The dollar also remains well bid today after news of a record issuance of US corporate debt this month is expected to draw demand from foreign investors who have been large buyers in the past. The new supply is due to companies trying lock in lower long-term rates to essentially beat the Fed raising rates. US corporate bonds have been the asset of choice amongst European investors because of the higher returns and diversity offered over similar investment grade bonds in Europe. Last year, foreigners bought a record amount, near 2.5 billion USD, and March issuance is expected to be a record as well.

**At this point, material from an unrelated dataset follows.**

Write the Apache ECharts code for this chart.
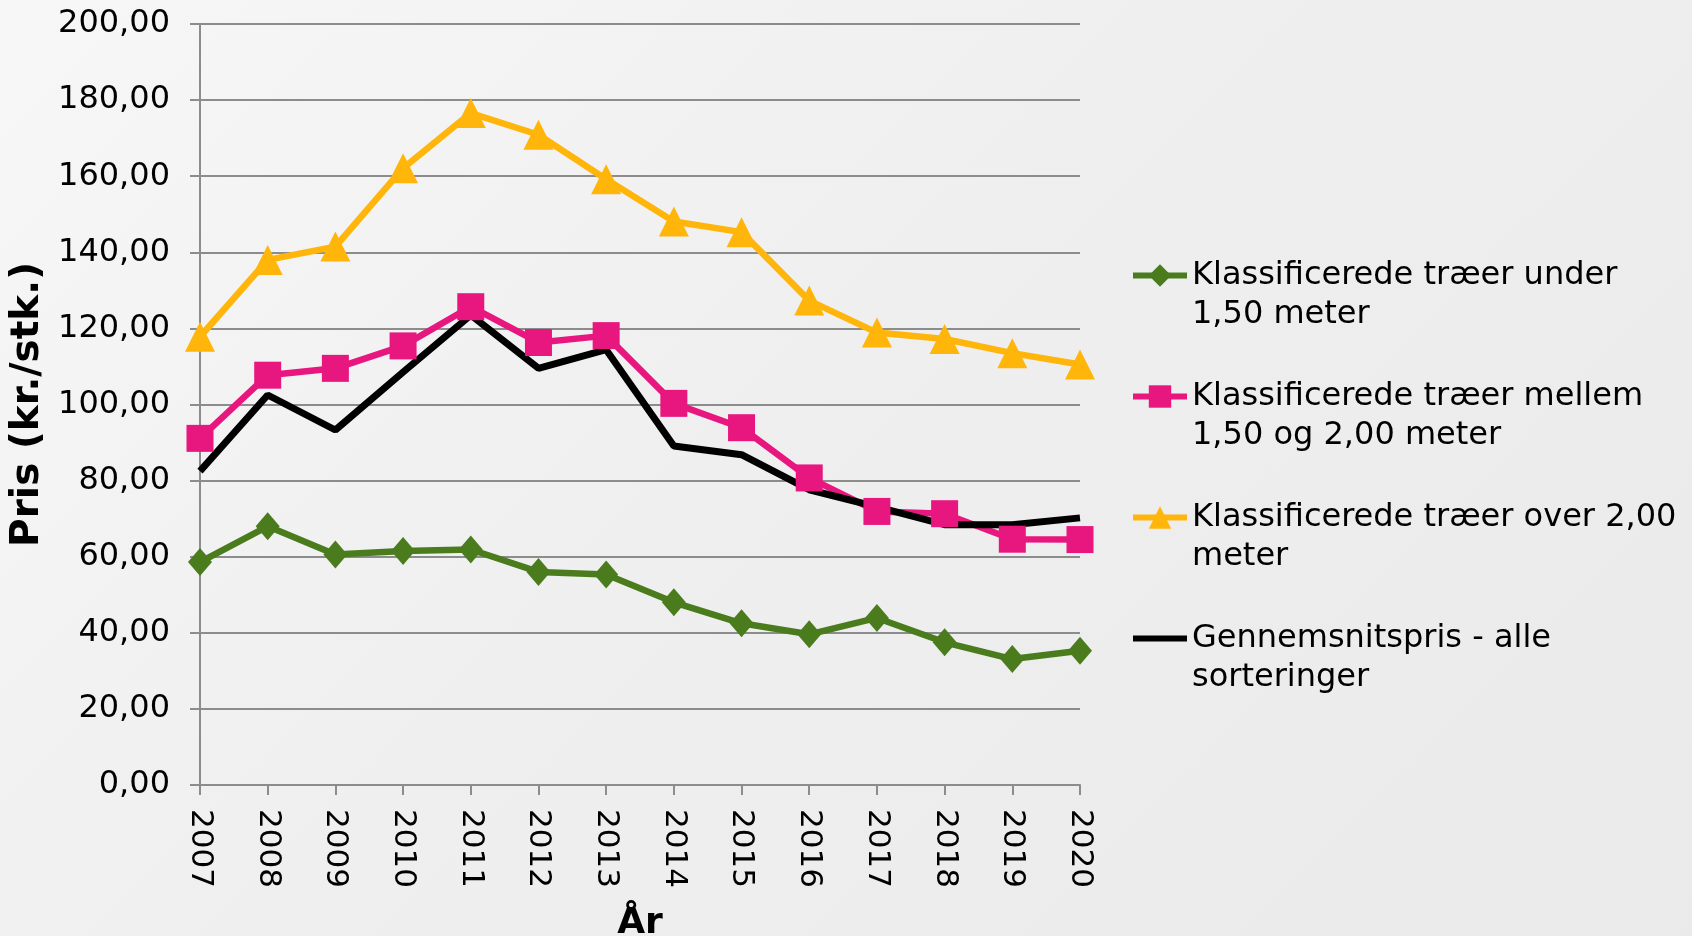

EUR/USD fell to a fresh 2-week low of 87.09, but remained supported above key support at 87.10. Overnight the pair slipped below 87.50 support but only a break below key support at 87.10 would turn sentiment bearish again for the single currency after failing last week to break above its 200-day moving average at 88.62. Support is seen at 87.10 and 86.80, 86.30 and key trendline support at 86.20. Resistance is seen at 87.70 and 88.20 and 88.40.
The Swiss franc also fell to a new 2-week low of 1.6842 against the dollar, over one centime lower since the Swiss National Bank unexpectedly lowered its repo rate on Wednesday. USD/CHF eased off earlier highs and trendline resistance at 1.69 is expected to cap gains. Support at 1.6745 is expected to hold. However, the euro continues to struggle to maintain above key technical resistance at 1.4660 and a slide back towards 1.46 would force the Swiss National Bank to show it is serious about defending the franc's competitiveness.
The SNB restated its desire for a weaker franc today, but an escalation of violence in the Middle East could call the Swiss National Bank's bluff because the natural demand for CHF in times of crisis could prove stronger than the SNB's lowering of its repo rate. But the chances of going to war with Iraq this year appear slim and the franc should come under pressure again as investors realize this, and ease pressure on the central bank to act. This would please the SNB because it is not expected to lower its LIBOR band because of the inflationary expectations that would bring. Currently the SNB is targeting 1.75% in its 1.25-2.25% range.
Meanwhile, sterling's M&A inspired strength against the euro this week is unlikely to last and trendline support at 61.05 pence should hold up the euro. EUR/GBP fell to a 3-week low of 61.19 today. Moreover, the pound is likely to suffer a continued net investment outflow, which will bring sterling back under pressure against the dollar and force a break of support at 1.4220.
GBP/USD fell from an overnight high of 1.4273 as sterling again failed to break above resistance at 1.4280. But support at 1.4220 continued to hold. Prolonged rangebound in the 1.4220/80 range has put many traders on the sidelines, but dealers maintain that sterling looks heavy after failing to break key trendline resistance at 1.4320 last Thursday and the downside is now seen targeted. Support holds at 1.4220, 1.4205, and 1.4175. A break of 1.4175, which marks the 61.8% retracement of the 1.4085 to 1.4323 move, would call upon support at 1.4085. Resistance is seen at 1.4285 and the upside should remain contained by trendline resistance at 1.4300 followed by a reaction high of 1.4323.
Today's data from the US is expected to show continued improvement in jobless claims, consumer confidence and manufacturing. The estimate of real GDP growth for the fourth quarter might also be revised slightly higher, but the consensus expects no change at 1.4%. The Chicago Purchasing Managers data is also expected to rise to 53.8 in March from 53.1, but market activity is likely to be relatively thin ahead of the Good Friday holiday.